Christmas can be a disruptive time, a time of mess. Perhaps it’s a time of inconvenient journeys to see loved ones. A time of making up spare rooms and preparing for grandchildren to scatter paper and toys around your house. Maybe it’s a time of remembering loved ones who are no longer here to be with us around the table for Christmas dinner. For some, it’s a time of feeling pressure to spend more than we should, to do things we really have no energy for. Or a time of being rejected by members of your own family, perhaps. It can be messy. But the mess of our lives is what Jesus came to get involved in. The love of God was not revealed by an authoritative voice of privilege: not through a charismatic religious leader used to being heard unchallenged. Not a priest, prophet or king. The love of God was enfleshed among us through an unregarded, young woman who said “Yes” to God; who spoke prophetically to an audience of just a single, similarly unimportant, overlooked woman in words which resonate today; whose words welcoming God’s justice and peace we do well to echo.

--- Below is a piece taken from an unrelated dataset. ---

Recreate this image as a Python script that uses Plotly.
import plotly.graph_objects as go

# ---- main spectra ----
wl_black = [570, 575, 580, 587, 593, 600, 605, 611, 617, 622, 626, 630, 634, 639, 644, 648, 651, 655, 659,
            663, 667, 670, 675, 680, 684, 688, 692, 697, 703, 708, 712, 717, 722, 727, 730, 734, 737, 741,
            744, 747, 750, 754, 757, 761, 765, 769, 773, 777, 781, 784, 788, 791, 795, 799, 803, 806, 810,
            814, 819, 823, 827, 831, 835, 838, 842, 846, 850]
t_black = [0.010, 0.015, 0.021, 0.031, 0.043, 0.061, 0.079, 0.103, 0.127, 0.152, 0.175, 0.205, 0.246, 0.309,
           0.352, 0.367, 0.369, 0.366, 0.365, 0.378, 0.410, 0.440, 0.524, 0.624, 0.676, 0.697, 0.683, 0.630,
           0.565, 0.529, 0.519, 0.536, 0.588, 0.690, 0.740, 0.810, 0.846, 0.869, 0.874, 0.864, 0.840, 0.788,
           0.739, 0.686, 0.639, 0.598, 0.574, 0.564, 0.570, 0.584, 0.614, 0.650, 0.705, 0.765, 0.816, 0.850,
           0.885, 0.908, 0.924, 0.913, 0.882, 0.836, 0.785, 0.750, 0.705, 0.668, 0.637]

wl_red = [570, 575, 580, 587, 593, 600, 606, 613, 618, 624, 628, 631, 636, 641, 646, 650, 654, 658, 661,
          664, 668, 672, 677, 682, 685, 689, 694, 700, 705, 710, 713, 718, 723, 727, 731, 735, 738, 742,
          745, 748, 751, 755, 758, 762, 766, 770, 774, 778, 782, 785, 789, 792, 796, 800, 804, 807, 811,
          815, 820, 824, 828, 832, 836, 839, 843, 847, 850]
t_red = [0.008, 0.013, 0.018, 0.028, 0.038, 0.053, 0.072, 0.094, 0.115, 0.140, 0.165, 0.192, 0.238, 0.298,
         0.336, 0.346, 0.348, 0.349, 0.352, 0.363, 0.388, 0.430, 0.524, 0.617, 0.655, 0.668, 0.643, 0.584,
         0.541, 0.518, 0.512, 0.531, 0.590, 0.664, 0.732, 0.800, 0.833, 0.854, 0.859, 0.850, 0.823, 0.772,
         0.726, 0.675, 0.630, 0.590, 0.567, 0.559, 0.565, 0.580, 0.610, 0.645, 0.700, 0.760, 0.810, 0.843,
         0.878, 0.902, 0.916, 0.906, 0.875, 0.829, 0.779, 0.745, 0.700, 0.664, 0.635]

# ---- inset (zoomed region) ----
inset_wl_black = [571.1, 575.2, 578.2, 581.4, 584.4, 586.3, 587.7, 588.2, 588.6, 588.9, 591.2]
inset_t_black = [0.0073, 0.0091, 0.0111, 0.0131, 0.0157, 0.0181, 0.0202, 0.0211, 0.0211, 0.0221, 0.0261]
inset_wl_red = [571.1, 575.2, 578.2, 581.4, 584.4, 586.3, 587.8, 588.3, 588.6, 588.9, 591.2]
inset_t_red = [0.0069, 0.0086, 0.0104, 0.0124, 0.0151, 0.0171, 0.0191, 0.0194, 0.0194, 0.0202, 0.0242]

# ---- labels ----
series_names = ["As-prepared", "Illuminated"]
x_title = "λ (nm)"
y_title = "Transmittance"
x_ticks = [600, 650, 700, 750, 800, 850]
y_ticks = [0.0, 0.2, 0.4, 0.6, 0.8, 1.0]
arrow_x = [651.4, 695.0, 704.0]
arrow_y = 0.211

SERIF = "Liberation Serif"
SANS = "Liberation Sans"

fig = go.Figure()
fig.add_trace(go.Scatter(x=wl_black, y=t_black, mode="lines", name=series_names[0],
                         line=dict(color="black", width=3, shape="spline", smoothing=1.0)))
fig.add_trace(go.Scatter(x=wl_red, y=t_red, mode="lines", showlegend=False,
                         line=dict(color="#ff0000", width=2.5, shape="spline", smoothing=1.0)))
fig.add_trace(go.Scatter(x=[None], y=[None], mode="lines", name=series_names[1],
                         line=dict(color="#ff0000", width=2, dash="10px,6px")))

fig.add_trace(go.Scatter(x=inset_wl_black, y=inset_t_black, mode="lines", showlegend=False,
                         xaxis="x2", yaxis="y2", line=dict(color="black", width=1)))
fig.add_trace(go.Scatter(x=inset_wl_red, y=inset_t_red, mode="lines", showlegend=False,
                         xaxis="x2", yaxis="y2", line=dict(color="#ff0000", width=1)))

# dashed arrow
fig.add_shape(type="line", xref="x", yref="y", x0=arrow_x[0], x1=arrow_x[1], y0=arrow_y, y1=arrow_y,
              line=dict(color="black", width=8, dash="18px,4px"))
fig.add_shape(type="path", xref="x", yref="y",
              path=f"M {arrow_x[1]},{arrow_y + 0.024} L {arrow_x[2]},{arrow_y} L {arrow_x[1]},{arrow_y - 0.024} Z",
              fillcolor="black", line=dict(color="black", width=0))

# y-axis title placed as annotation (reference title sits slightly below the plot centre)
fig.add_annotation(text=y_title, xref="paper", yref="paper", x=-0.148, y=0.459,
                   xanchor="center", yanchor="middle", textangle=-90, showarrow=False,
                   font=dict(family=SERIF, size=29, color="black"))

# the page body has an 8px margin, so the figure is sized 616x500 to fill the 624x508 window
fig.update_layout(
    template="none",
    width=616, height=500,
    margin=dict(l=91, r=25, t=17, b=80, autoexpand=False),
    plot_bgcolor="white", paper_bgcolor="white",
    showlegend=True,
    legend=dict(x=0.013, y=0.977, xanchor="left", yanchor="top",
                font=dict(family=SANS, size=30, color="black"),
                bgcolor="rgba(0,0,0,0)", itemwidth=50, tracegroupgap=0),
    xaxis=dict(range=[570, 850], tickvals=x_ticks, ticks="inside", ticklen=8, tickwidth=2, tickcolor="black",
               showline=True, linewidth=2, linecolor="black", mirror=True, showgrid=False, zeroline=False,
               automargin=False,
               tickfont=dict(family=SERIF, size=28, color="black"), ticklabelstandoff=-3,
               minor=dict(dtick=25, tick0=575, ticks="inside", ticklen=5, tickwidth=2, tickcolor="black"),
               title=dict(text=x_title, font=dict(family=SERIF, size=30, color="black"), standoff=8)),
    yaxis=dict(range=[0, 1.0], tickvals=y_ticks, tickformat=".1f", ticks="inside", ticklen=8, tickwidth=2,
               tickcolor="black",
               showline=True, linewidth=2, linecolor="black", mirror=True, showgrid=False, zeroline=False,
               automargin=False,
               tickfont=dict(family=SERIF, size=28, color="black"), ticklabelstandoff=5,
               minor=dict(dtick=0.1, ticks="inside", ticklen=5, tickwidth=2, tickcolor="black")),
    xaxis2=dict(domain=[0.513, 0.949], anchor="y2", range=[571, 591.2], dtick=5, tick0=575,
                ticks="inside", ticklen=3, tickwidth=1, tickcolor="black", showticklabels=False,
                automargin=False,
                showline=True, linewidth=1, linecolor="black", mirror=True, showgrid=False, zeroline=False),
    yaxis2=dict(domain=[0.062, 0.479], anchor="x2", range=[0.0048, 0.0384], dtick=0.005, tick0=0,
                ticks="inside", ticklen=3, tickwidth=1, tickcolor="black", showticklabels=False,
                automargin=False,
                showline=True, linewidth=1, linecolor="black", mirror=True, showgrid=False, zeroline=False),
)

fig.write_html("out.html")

The Church of England has to be ready to listen and respond to those who bravely step up to bring dark matters to light. We owe them the justice and peace of Christ in the way we respond to the abuse they endured. This is a matter of behaving prophetically and saying “Yes” to the justice of God which Mary said yes to, inconvenient and uncomfortable as it was for her to do so.
And you and me, as we prepare for Christmas, we need to ask whether we are ready to hear the voice of God in unexpected places. Are we ready to listen to the voices of the overlooked, the unimportant and expect to encounter the love of God through them? Are we ready to invite God into our hearts afresh, into lives which are not perfect, and parts of which are doubtless still messy? Like Mary, let us be ready to rejoice when God shakes our lives up. Let’s be ready to say yes to God, as Mary did, and to be bearers of Christ ourselves as we take the light of Christ into the mess of the world. Like Mary and Elizabeth, we are called to be prophets who welcome and rejoice in the justice and peace of God. May it be so. Amen.